- Challenge
Do any lines in the data below contain "chart"? If so, copy every one of them.

- Supplied data
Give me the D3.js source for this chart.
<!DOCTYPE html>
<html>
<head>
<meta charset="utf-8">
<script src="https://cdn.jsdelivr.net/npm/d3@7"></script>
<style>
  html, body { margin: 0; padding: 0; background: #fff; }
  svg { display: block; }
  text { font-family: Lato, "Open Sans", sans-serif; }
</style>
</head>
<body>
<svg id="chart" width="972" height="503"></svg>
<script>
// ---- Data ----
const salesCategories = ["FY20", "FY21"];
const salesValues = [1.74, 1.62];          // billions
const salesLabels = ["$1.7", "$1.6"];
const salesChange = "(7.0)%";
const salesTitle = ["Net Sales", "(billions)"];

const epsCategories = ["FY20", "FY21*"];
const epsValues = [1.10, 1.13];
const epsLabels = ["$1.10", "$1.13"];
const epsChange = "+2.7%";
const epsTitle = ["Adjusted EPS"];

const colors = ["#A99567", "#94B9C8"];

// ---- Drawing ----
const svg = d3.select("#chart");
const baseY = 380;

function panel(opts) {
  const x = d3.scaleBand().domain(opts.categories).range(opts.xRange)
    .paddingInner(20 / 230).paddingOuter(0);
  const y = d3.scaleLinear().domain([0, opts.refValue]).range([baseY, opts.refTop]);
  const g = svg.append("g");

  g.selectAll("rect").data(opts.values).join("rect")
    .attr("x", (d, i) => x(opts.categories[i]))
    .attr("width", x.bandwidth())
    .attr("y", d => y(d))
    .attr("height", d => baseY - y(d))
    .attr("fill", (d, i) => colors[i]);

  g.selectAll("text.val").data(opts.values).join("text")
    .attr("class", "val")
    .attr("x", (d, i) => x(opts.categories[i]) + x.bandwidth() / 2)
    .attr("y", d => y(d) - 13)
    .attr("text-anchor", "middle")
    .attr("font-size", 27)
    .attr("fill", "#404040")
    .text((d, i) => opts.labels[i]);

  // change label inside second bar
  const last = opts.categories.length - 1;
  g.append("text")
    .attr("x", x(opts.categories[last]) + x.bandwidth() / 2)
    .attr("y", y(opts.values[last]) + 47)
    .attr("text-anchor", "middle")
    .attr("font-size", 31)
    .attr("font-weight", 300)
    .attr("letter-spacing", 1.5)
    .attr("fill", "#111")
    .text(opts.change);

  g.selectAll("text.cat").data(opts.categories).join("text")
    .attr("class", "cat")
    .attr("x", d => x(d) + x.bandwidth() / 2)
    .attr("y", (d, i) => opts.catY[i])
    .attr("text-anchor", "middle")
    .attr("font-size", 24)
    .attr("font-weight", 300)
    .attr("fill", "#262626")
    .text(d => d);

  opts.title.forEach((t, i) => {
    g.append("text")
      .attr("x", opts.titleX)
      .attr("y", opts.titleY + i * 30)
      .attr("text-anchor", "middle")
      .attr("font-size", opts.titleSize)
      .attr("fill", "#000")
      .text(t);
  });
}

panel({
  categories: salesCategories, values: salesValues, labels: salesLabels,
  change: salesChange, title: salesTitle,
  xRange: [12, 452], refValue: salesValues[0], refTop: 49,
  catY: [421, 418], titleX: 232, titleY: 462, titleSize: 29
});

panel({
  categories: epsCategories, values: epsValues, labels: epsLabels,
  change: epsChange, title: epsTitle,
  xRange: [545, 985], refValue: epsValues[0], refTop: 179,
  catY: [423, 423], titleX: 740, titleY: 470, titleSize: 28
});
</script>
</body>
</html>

- Task result
Give me the D3.js source for this chart.
<svg id="chart" width="972" height="503"></svg>
const svg = d3.select("#chart");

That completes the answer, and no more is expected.